#### Exercise prompt:
Write out the entire listing below exactly as it appears, minus any pictures.

***** Dataset excerpt *****

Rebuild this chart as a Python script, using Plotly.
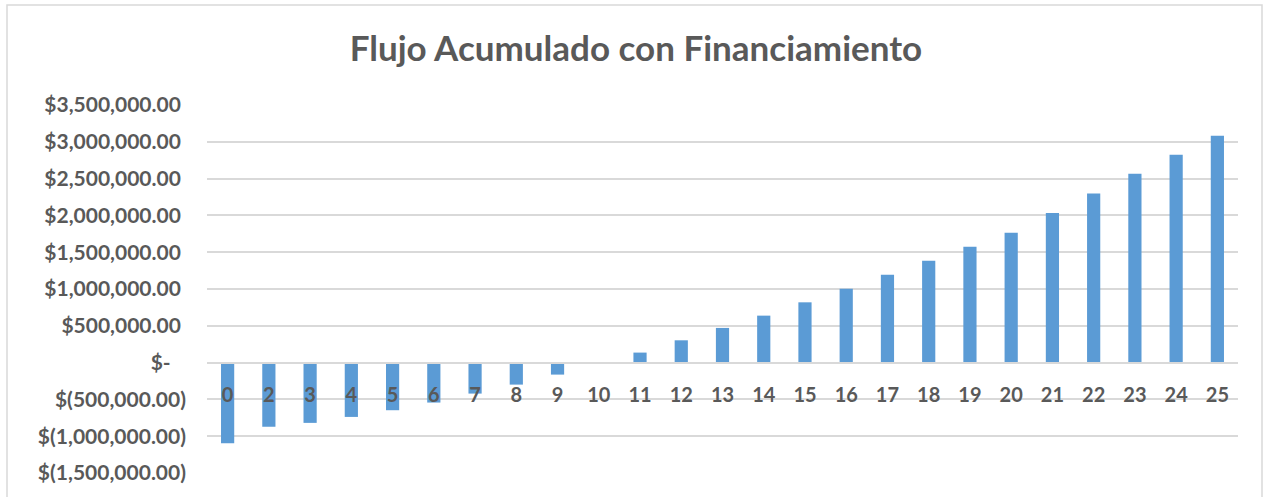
import plotly.graph_objects as go

periods = ["0", "2", "3", "4", "5", "6", "7", "8", "9", "10", "11", "12", "13",
           "14", "15", "16", "17", "18", "19", "20", "21", "22", "23", "24", "25"]
flujo_acumulado = [-1095000, -873000, -819000, -738000, -647000, -543000, -421000,
                   -299000, -163000, -10000, 136000, 303000, 471000, 638000, 819000,
                   1005000, 1195000, 1385000, 1575000, 1765000, 2032000, 2299000,
                   2566000, 2824000, 3081000]
y_tick_values = [-1500000, -1000000, -500000, 0, 500000, 1000000, 1500000,
                 2000000, 2500000, 3000000, 3500000]
y_tick_labels = ["$(1,500,000.00)", "$(1,000,000.00)", "$(500,000.00)", "$-\u00a0\u00a0\u00a0",
                 "$500,000.00\u00a0", "$1,000,000.00\u00a0", "$1,500,000.00\u00a0",
                 "$2,000,000.00\u00a0", "$2,500,000.00\u00a0", "$3,000,000.00\u00a0",
                 "$3,500,000.00\u00a0"]
title_text = "Flujo Acumulado con Financiamiento"

W, H = 1267, 497
ml, mr, mt, mb = 207, 29, 105, 24
ymin, ymax = -1500000, 3500000
zero_frac = (0 - ymin) / (ymax - ymin)

font_family = "Lato, 'Open Sans', sans-serif"
gray = "#595959"
grid = "#d9d9d9"

fig = go.Figure()
fig.add_trace(go.Bar(x=periods, y=flujo_acumulado, marker=dict(color="#5B9BD5", line=dict(width=0)),
                     width=0.32))

fig.update_layout(
    width=W, height=H,
    margin=dict(l=ml, r=mr, t=mt, b=mb),
    paper_bgcolor="white", plot_bgcolor="white",
    showlegend=False,
    title=dict(text="<b>" + title_text + "</b>", x=636 / W, xanchor="center", xref="container",
               y=1 - 49 / H, yanchor="middle", yref="container",
               font=dict(family=font_family, size=35, color=gray)),
    xaxis=dict(type="category", anchor="free", position=zero_frac,
               showgrid=False, showline=True, linecolor=grid, linewidth=2,
               ticks="", ticklabelstandoff=14,
               tickfont=dict(family=font_family, size=20, color=gray),
               range=[-0.5, len(periods) - 0.5]),
    yaxis=dict(range=[ymin, ymax], domain=[0, 1], tickmode="array",
               tickvals=y_tick_values, ticktext=["<b>" + t + "</b>" for t in y_tick_labels],
               showgrid=True, gridcolor=grid, gridwidth=2, zeroline=False,
               showline=False, ticks="", ticklabelstandoff=20,
               tickfont=dict(family=font_family, size=21, color=gray)),
)
fig.update_xaxes(ticktext=["<b>" + p + "</b>" for p in periods], tickvals=periods, tickmode="array")

plot_w = W - ml - mr
plot_h = H - mt - mb
fig.add_shape(type="rect", xref="paper", yref="paper",
              x0=(7 - ml) / plot_w, x1=(1262 - ml) / plot_w,
              y0=(H - mb - 510) / plot_h, y1=1 + (mt - 5) / plot_h,
              line=dict(color=grid, width=1.5), fillcolor="rgba(0,0,0,0)", layer="below")

fig.write_html("out.html", config={"displayModeBar": False},
               post_script="document.body.style.margin='0';document.body.style.overflow='hidden';")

*****

#### Solution:
Rebuild this chart as a Python script, using Plotly.
import plotly.graph_objects as go

periods = ["0", "2", "3", "4", "5", "6", "7", "8", "9", "10", "11", "12", "13",
           "14", "15", "16", "17", "18", "19", "20", "21", "22", "23", "24", "25"]
flujo_acumulado = [-1095000, -873000, -819000, -738000, -647000, -543000, -421000,
                   -299000, -163000, -10000, 136000, 303000, 471000, 638000, 819000,
                   1005000, 1195000, 1385000, 1575000, 1765000, 2032000, 2299000,
                   2566000, 2824000, 3081000]
y_tick_values = [-1500000, -1000000, -500000, 0, 500000, 1000000, 1500000,
                 2000000, 2500000, 3000000, 3500000]
y_tick_labels = ["$(1,500,000.00)", "$(1,000,000.00)", "$(500,000.00)", "$-\u00a0\u00a0\u00a0",
                 "$500,000.00\u00a0", "$1,000,000.00\u00a0", "$1,500,000.00\u00a0",
                 "$2,000,000.00\u00a0", "$2,500,000.00\u00a0", "$3,000,000.00\u00a0",
                 "$3,500,000.00\u00a0"]
title_text = "Flujo Acumulado con Financiamiento"

W, H = 1267, 497
ml, mr, mt, mb = 207, 29, 105, 24
ymin, ymax = -1500000, 3500000
zero_frac = (0 - ymin) / (ymax - ymin)

font_family = "Lato, 'Open Sans', sans-serif"
gray = "#595959"
grid = "#d9d9d9"

fig = go.Figure()
fig.add_trace(go.Bar(x=periods, y=flujo_acumulado, marker=dict(color="#5B9BD5", line=dict(width=0)),
                     width=0.32))

fig.update_layout(
    width=W, height=H,
    margin=dict(l=ml, r=mr, t=mt, b=mb),
    paper_bgcolor="white", plot_bgcolor="white",
    showlegend=False,
    title=dict(text="<b>" + title_text + "</b>", x=636 / W, xanchor="center", xref="container",
               y=1 - 49 / H, yanchor="middle", yref="container",
               font=dict(family=font_family, size=35, color=gray)),
    xaxis=dict(type="category", anchor="free", position=zero_frac,
               showgrid=False, showline=True, linecolor=grid, linewidth=2,
               ticks="", ticklabelstandoff=14,
               tickfont=dict(family=font_family, size=20, color=gray),
               range=[-0.5, len(periods) - 0.5]),
    yaxis=dict(range=[ymin, ymax], domain=[0, 1], tickmode="array",
               tickvals=y_tick_values, ticktext=["<b>" + t + "</b>" for t in y_tick_labels],
               showgrid=True, gridcolor=grid, gridwidth=2, zeroline=False,
               showline=False, ticks="", ticklabelstandoff=20,
               tickfont=dict(family=font_family, size=21, color=gray)),
)
fig.update_xaxes(ticktext=["<b>" + p + "</b>" for p in periods], tickvals=periods, tickmode="array")

plot_w = W - ml - mr
plot_h = H - mt - mb
fig.add_shape(type="rect", xref="paper", yref="paper",
              x0=(7 - ml) / plot_w, x1=(1262 - ml) / plot_w,
              y0=(H - mb - 510) / plot_h, y1=1 + (mt - 5) / plot_h,
              line=dict(color=grid, width=1.5), fillcolor="rgba(0,0,0,0)", layer="below")

fig.write_html("out.html", config={"displayModeBar": False},
               post_script="document.body.style.margin='0';document.body.style.overflow='hidden';")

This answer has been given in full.